Our research has the following advantages. First of all, large‐scale information from the SEER database is one of the highlights of our study, including 8616 BCFPM patients among 11720 patients with MPC involving BC. Moreover, the SEER database has high data accuracy, and the default histological criteria for defining MPC make the impact of misclassification errors in the study minimal. , Furthermore, to our knowledge, it is the first attempt to use nomogram to construct a clinical prediction model for survival time of BCFPM patients by calculating the 3‐year or 5‐year BCSS as the high C‐index showing good consistency and ideal predictive value. Instead of Cox proportional hazard model, the utilization of the competing risk model strengthens the credibility and rationality of our research. Therefore, we had an unbiased estimate of BCSS to reflect a more realistic survivorship of nonmetastatic BC patients in the presence of competing risk. Finally, no matter the site distribution of SPC and the interval time between two primary cancers, or the nomogram we established for evaluation of patient survival prognosis, all these initial findings were inclined to facilitate clinicians to deepen the understanding of MPC patients with a prior BC for better clinical decision‐making.

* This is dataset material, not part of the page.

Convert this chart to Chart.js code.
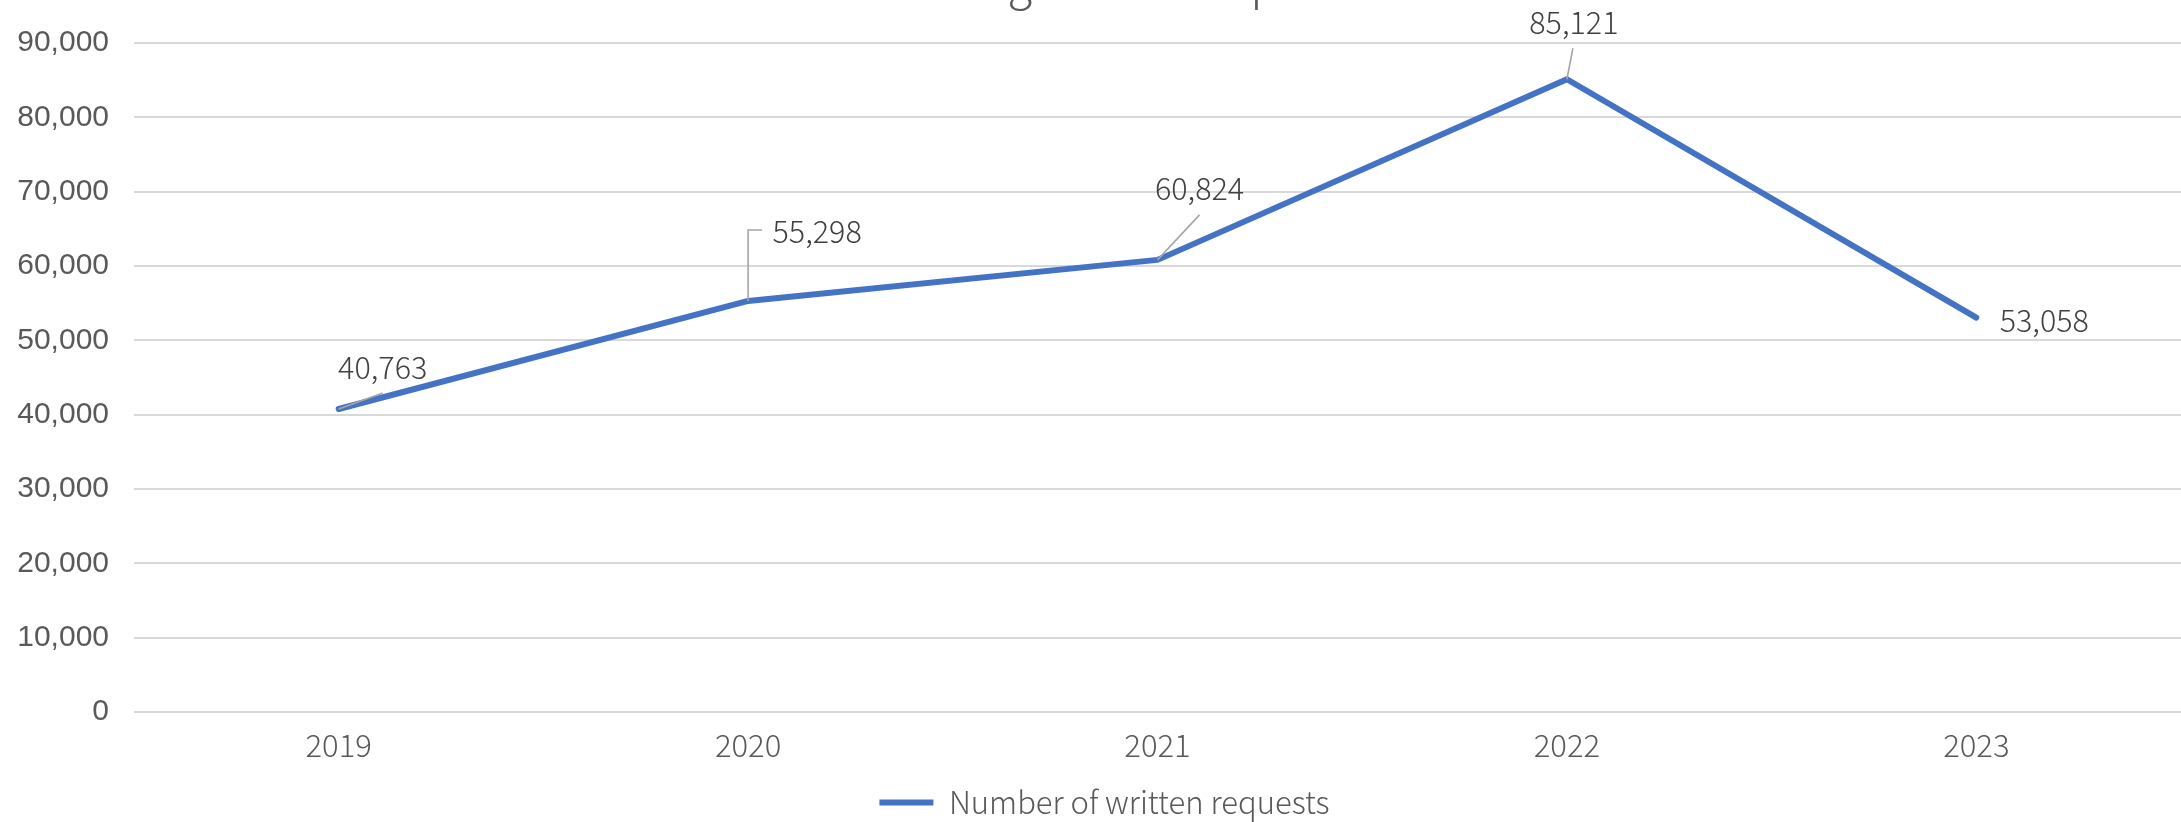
<!DOCTYPE html>
<html><head><meta charset="utf-8">
<script src="https://cdn.jsdelivr.net/npm/chart.js@4/dist/chart.umd.min.js"></script>
<style>html,body{margin:0;padding:0;background:#fff;overflow:hidden}#wrap{width:2181px;height:822px}</style>
</head><body><div id="wrap"><canvas id="c" width="2181" height="822"></canvas></div>
<script>
// ---- data ----
const categories = ['2019', '2020', '2021', '2022', '2023'];
const writtenRequests = [40763, 55298, 60824, 85121, 53058];
const yTickValues = [0, 10000, 20000, 30000, 40000, 50000, 60000, 70000, 80000, 90000];
const seriesName = 'Number of written requests';
const titleText = 'Processing written requests';

const FONT = '"Noto Sans CJK SC", "Noto Sans", sans-serif';
const TICK_FONT = '"Liberation Sans", Arial, sans-serif';
const fmt = v => Number(v).toLocaleString('en-US');

// label placement (style, in px relative to each point)
const labelPlacement = [
  {dx: 44, dy: -42, leader: [[44, -16]]},
  {dx: 69, dy: -70, leader: [[0, -71], [14, -71]]},
  {dx: 42, dy: -71, leader: [[42, -45]]},
  {dx: 7,  dy: -57, leader: [[6, -31]]},
  {dx: 68, dy: 3,   leader: null}
];

const dataLabelPlugin = {
  id: 'dataLabels',
  afterDatasetsDraw(chart) {
    const ctx = chart.ctx;
    const meta = chart.getDatasetMeta(0);
    ctx.save();
    meta.data.forEach((pt, i) => {
      const p = labelPlacement[i];
      if (p.leader) {
        ctx.beginPath();
        ctx.strokeStyle = '#a6a6a6';
        ctx.lineWidth = 1.6;
        ctx.moveTo(pt.x, pt.y);
        p.leader.forEach(([lx, ly]) => ctx.lineTo(pt.x + lx, pt.y + ly));
        ctx.stroke();
      }
      ctx.fillStyle = '#404040';
      ctx.font = '300 30.5px ' + FONT;
      ctx.textAlign = 'center';
      ctx.textBaseline = 'middle';
      ctx.fillText(fmt(writtenRequests[i]), pt.x + p.dx, pt.y + p.dy);
    });
    ctx.restore();
  }
};

const clippedTitlePlugin = {
  id: 'clippedTitle',
  afterLayout(chart) {
    // nudge legend to where the reference places it
    const lg = chart.legend;
    if (lg) { lg.left += 14; lg.right += 14; lg.top += 6; lg.bottom += 6; }
  },
  afterDraw(chart) {
    const ctx = chart.ctx;
    ctx.save();
    ctx.fillStyle = '#595959';
    ctx.font = '300 45px ' + FONT;
    ctx.textAlign = 'center';
    ctx.textBaseline = 'alphabetic';
    ctx.fillText(titleText, chart.width / 2, -1);
    ctx.restore();
  }
};

new Chart(document.getElementById('c'), {
  type: 'line',
  data: {
    labels: categories,
    datasets: [{
      label: seriesName,
      data: writtenRequests,
      borderColor: '#4472C4',
      backgroundColor: '#4472C4',
      borderWidth: 6,
      borderCapStyle: 'round',
      borderJoinStyle: 'round',
      pointRadius: 0,
      tension: 0,
      fill: false
    }]
  },
  options: {
    responsive: false,
    devicePixelRatio: 1,
    animation: false,
    layout: {padding: {top: 33, right: 0, left: 0, bottom: 0}},
    plugins: {
      title: {display: false},
      tooltip: {enabled: false},
      legend: {
        position: 'bottom',
        labels: {
          usePointStyle: true,
          pointStyle: 'line',
          pointStyleWidth: 54,
          padding: 0,
          color: '#595959',
          font: {family: FONT, size: 31, weight: 300}
        }
      }
    },
    scales: {
      x: {
        offset: true,
        grid: {display: false},
        border: {display: false},
        ticks: {color: '#595959', font: {family: FONT, size: 31, weight: 300}, padding: 7},
        afterFit(s) { s.height = 69; }
      },
      y: {
        min: 0, max: 90000,
        afterBuildTicks(s) { s.ticks = yTickValues.map(v => ({value: v})); },
        grid: {color: '#d9d9d9', lineWidth: 2, drawTicks: false},
        border: {display: false},
        ticks: {color: '#595959', font: {family: TICK_FONT, size: 30}, padding: 25, callback: v => fmt(v)},
        afterFit(s) { s.width = 134; }
      }
    }
  },
  plugins: [dataLabelPlugin, clippedTitlePlugin]
});
</script>
</body></html>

Certainly, some shortcomings do exist in the present study. The first disadvantage is the limitation of the collected data in the SEER database. In addition to the lack of detailed chemotherapy regimens, there is no complete information on family history, lifestyle characteristics, Body Mass Index (BMI), tumor markers, and other potential risk factors for BCFPM patients. Second, we have to admit the selection bias of the retrospective study despite the valuable ability of proportional subdistribution hazards model to adjust confounding factors. Third, as researches on prognosis of MPC patients involving BC is still not abundant, the published findings only serve as recommendations for clinicians instead of consensuses. Therefore, there is imperious demands to develop further prospective studies to validate our findings.

CONCLUSION

In conclusion, we indicated that the most common site of SPC after BC was female breast, followed by lung, corpus uteri, thyroid, and so on. Additionally, the median interval time between two primary cancers in our study was 22 months, and second primary BC was the shortest of 13 months. Furthermore, our study revealed the prognosis of nonmetastatic BC patients subsequently developing SPC determined by subtypes, tumor grade, T classification, N classification, radiation, and location of SPC. A clinically useful competing risk nomogram was constructed to predict the 3‐year and 5‐year BCSS for BCFPM patients. Our findings could be helpful for clinicians to make individualized follow‐up plans for these patients, which is expected to prolong the life of patients by early detection and treatment. However, more effort on studies about screening strategies for SPC patients after BC are needed.

CONFLICTS OF INTEREST

The authors have declared that no competing interest exists.

ETHICAL APPROVAL STATEMENT

This study was exempted by the institutional ethics committee of The First Affiliated Hospital with Nanjing Medical University because our data were from the SEER database, which is open to the public. All procedures performed in studies involving human participants were in accordance with the Helsinki declaration and its later amendments or comparable ethical standards.